(Rows from a dataset of charts and code)
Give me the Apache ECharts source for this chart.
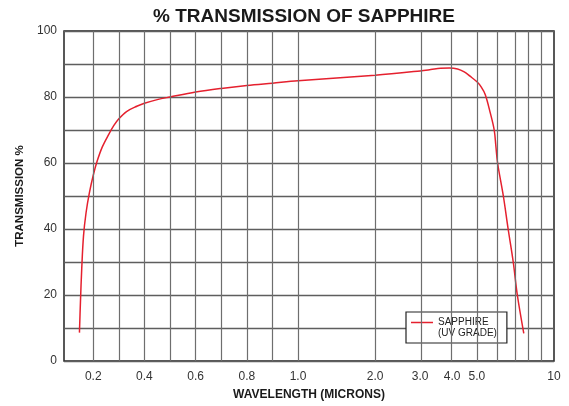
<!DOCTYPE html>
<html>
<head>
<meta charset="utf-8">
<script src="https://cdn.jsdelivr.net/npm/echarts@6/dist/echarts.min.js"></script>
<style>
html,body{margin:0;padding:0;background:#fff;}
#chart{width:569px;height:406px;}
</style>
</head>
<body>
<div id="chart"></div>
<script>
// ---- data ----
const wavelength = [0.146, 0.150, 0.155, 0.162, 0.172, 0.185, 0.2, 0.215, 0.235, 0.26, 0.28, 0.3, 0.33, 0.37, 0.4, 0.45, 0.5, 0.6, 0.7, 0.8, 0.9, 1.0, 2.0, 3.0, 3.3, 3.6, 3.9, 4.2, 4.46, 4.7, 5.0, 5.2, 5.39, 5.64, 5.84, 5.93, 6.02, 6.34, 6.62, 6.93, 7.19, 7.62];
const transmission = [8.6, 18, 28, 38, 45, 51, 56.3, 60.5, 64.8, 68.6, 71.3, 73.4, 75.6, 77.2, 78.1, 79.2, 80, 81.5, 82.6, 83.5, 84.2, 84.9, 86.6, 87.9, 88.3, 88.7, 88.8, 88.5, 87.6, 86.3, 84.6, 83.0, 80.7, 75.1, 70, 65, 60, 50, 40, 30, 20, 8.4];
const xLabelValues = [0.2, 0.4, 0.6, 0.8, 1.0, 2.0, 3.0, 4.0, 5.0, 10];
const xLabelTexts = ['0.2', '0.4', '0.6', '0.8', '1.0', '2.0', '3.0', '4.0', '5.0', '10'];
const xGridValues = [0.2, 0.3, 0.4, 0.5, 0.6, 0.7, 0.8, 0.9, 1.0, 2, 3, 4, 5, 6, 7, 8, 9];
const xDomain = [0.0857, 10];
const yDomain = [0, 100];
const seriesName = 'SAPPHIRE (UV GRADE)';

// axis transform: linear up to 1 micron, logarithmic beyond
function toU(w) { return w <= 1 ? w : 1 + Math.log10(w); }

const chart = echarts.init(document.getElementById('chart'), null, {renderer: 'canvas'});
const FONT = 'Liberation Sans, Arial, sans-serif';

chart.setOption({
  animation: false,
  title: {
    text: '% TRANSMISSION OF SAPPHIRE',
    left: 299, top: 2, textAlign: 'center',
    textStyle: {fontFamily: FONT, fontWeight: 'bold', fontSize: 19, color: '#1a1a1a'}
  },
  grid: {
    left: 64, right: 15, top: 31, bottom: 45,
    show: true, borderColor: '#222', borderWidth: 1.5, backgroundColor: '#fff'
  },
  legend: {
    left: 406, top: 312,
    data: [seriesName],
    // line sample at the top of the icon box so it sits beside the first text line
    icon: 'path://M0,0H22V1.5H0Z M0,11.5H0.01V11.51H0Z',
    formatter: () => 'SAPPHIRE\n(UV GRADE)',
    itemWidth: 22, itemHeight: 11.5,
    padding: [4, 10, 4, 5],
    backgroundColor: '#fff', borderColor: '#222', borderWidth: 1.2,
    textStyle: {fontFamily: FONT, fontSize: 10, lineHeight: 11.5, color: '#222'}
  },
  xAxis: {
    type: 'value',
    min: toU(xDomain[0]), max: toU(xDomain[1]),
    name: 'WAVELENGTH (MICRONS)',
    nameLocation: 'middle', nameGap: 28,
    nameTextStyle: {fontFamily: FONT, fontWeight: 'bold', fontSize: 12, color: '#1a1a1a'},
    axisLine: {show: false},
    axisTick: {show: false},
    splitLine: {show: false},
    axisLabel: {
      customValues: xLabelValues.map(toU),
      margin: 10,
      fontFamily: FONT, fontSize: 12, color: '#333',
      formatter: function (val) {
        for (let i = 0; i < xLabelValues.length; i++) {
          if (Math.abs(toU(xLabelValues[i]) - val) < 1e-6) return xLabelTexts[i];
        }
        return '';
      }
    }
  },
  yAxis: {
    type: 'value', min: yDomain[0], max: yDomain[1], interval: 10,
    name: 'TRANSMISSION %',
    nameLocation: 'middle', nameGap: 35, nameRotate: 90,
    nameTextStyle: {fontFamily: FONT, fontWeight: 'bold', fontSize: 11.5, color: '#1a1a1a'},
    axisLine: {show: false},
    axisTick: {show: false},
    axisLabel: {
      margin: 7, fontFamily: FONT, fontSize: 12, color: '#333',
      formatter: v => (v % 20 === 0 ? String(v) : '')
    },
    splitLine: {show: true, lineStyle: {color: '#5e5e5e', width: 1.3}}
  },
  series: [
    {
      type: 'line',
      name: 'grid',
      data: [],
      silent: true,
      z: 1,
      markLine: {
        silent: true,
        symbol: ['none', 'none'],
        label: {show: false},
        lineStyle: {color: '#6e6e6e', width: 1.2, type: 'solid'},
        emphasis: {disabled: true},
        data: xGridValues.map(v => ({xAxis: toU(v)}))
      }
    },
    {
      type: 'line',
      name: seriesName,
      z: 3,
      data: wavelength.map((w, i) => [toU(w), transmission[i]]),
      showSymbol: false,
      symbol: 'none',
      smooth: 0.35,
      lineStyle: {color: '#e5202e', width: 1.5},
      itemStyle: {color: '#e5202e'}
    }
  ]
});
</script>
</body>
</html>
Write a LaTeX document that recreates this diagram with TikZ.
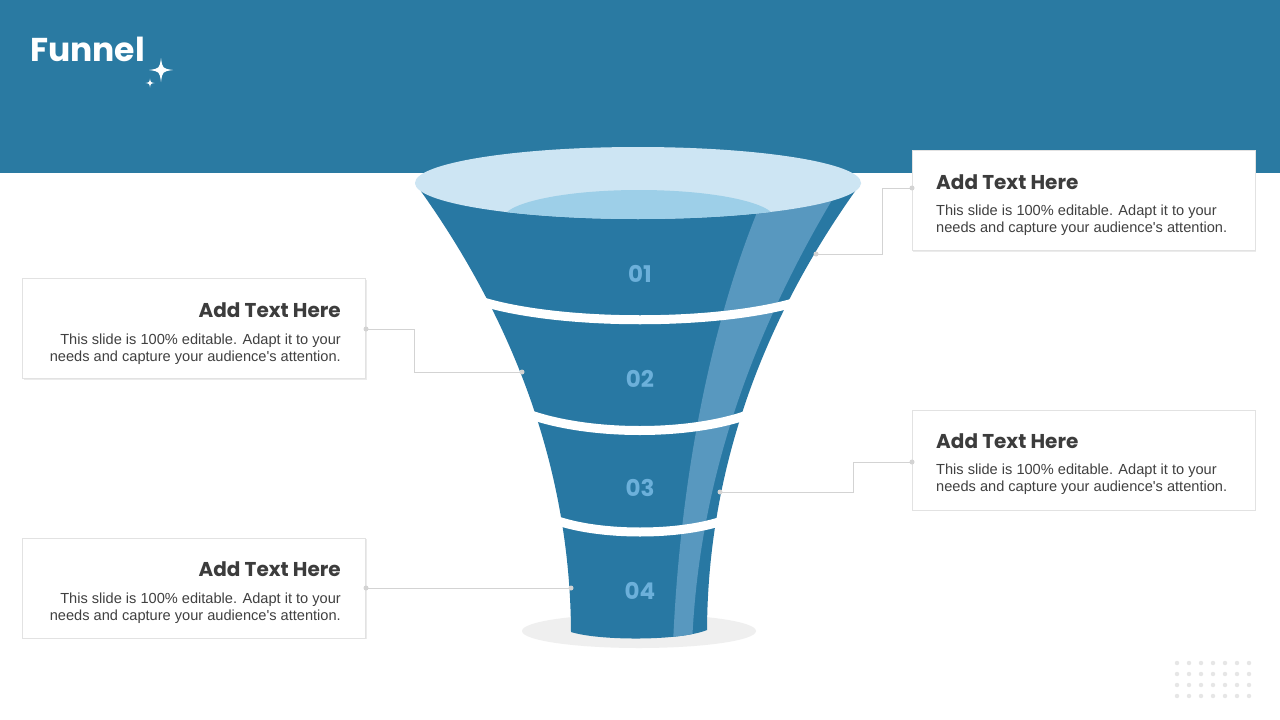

**Exercise details**
Nothing in the entries should change as you copy them, except that the pictures are left out.

**Result**
Give me the Apache ECharts source for this chart.
<!DOCTYPE html>
<html>
<head>
<meta charset="utf-8">
<script src="https://cdn.jsdelivr.net/npm/echarts@6/dist/echarts.min.js"></script>
<style>
html,body{margin:0;padding:0;background:#fff;}
#chart{width:569px;height:406px;}
</style>
</head>
<body>
<div id="chart"></div>
<script>
// ---- data ----
const wavelength = [0.146, 0.150, 0.155, 0.162, 0.172, 0.185, 0.2, 0.215, 0.235, 0.26, 0.28, 0.3, 0.33, 0.37, 0.4, 0.45, 0.5, 0.6, 0.7, 0.8, 0.9, 1.0, 2.0, 3.0, 3.3, 3.6, 3.9, 4.2, 4.46, 4.7, 5.0, 5.2, 5.39, 5.64, 5.84, 5.93, 6.02, 6.34, 6.62, 6.93, 7.19, 7.62];
const transmission = [8.6, 18, 28, 38, 45, 51, 56.3, 60.5, 64.8, 68.6, 71.3, 73.4, 75.6, 77.2, 78.1, 79.2, 80, 81.5, 82.6, 83.5, 84.2, 84.9, 86.6, 87.9, 88.3, 88.7, 88.8, 88.5, 87.6, 86.3, 84.6, 83.0, 80.7, 75.1, 70, 65, 60, 50, 40, 30, 20, 8.4];
const xLabelValues = [0.2, 0.4, 0.6, 0.8, 1.0, 2.0, 3.0, 4.0, 5.0, 10];
const xLabelTexts = ['0.2', '0.4', '0.6', '0.8', '1.0', '2.0', '3.0', '4.0', '5.0', '10'];
const xGridValues = [0.2, 0.3, 0.4, 0.5, 0.6, 0.7, 0.8, 0.9, 1.0, 2, 3, 4, 5, 6, 7, 8, 9];
const xDomain = [0.0857, 10];
const yDomain = [0, 100];
const seriesName = 'SAPPHIRE (UV GRADE)';

// axis transform: linear up to 1 micron, logarithmic beyond
function toU(w) { return w <= 1 ? w : 1 + Math.log10(w); }

const chart = echarts.init(document.getElementById('chart'), null, {renderer: 'canvas'});
const FONT = 'Liberation Sans, Arial, sans-serif';

chart.setOption({
  animation: false,
  title: {
    text: '% TRANSMISSION OF SAPPHIRE',
    left: 299, top: 2, textAlign: 'center',
    textStyle: {fontFamily: FONT, fontWeight: 'bold', fontSize: 19, color: '#1a1a1a'}
  },
  grid: {
    left: 64, right: 15, top: 31, bottom: 45,
    show: true, borderColor: '#222', borderWidth: 1.5, backgroundColor: '#fff'
  },
  legend: {
    left: 406, top: 312,
    data: [seriesName],
    // line sample at the top of the icon box so it sits beside the first text line
    icon: 'path://M0,0H22V1.5H0Z M0,11.5H0.01V11.51H0Z',
    formatter: () => 'SAPPHIRE\n(UV GRADE)',
    itemWidth: 22, itemHeight: 11.5,
    padding: [4, 10, 4, 5],
    backgroundColor: '#fff', borderColor: '#222', borderWidth: 1.2,
    textStyle: {fontFamily: FONT, fontSize: 10, lineHeight: 11.5, color: '#222'}
  },
  xAxis: {
    type: 'value',
    min: toU(xDomain[0]), max: toU(xDomain[1]),
    name: 'WAVELENGTH (MICRONS)',
    nameLocation: 'middle', nameGap: 28,
    nameTextStyle: {fontFamily: FONT, fontWeight: 'bold', fontSize: 12, color: '#1a1a1a'},
    axisLine: {show: false},
    axisTick: {show: false},
    splitLine: {show: false},
    axisLabel: {
      customValues: xLabelValues.map(toU),
      margin: 10,
      fontFamily: FONT, fontSize: 12, color: '#333',
      formatter: function (val) {
        for (let i = 0; i < xLabelValues.length; i++) {
          if (Math.abs(toU(xLabelValues[i]) - val) < 1e-6) return xLabelTexts[i];
        }
        return '';
      }
    }
  },
  yAxis: {
    type: 'value', min: yDomain[0], max: yDomain[1], interval: 10,
    name: 'TRANSMISSION %',
    nameLocation: 'middle', nameGap: 35, nameRotate: 90,
    nameTextStyle: {fontFamily: FONT, fontWeight: 'bold', fontSize: 11.5, color: '#1a1a1a'},
    axisLine: {show: false},
    axisTick: {show: false},
    axisLabel: {
      margin: 7, fontFamily: FONT, fontSize: 12, color: '#333',
      formatter: v => (v % 20 === 0 ? String(v) : '')
    },
    splitLine: {show: true, lineStyle: {color: '#5e5e5e', width: 1.3}}
  },
  series: [
    {
      type: 'line',
      name: 'grid',
      data: [],
      silent: true,
      z: 1,
      markLine: {
        silent: true,
        symbol: ['none', 'none'],
        label: {show: false},
        lineStyle: {color: '#6e6e6e', width: 1.2, type: 'solid'},
        emphasis: {disabled: true},
        data: xGridValues.map(v => ({xAxis: toU(v)}))
      }
    },
    {
      type: 'line',
      name: seriesName,
      z: 3,
      data: wavelength.map((w, i) => [toU(w), transmission[i]]),
      showSymbol: false,
      symbol: 'none',
      smooth: 0.35,
      lineStyle: {color: '#e5202e', width: 1.5},
      itemStyle: {color: '#e5202e'}
    }
  ]
});
</script>
</body>
</html>
Write a LaTeX document that recreates this diagram with TikZ.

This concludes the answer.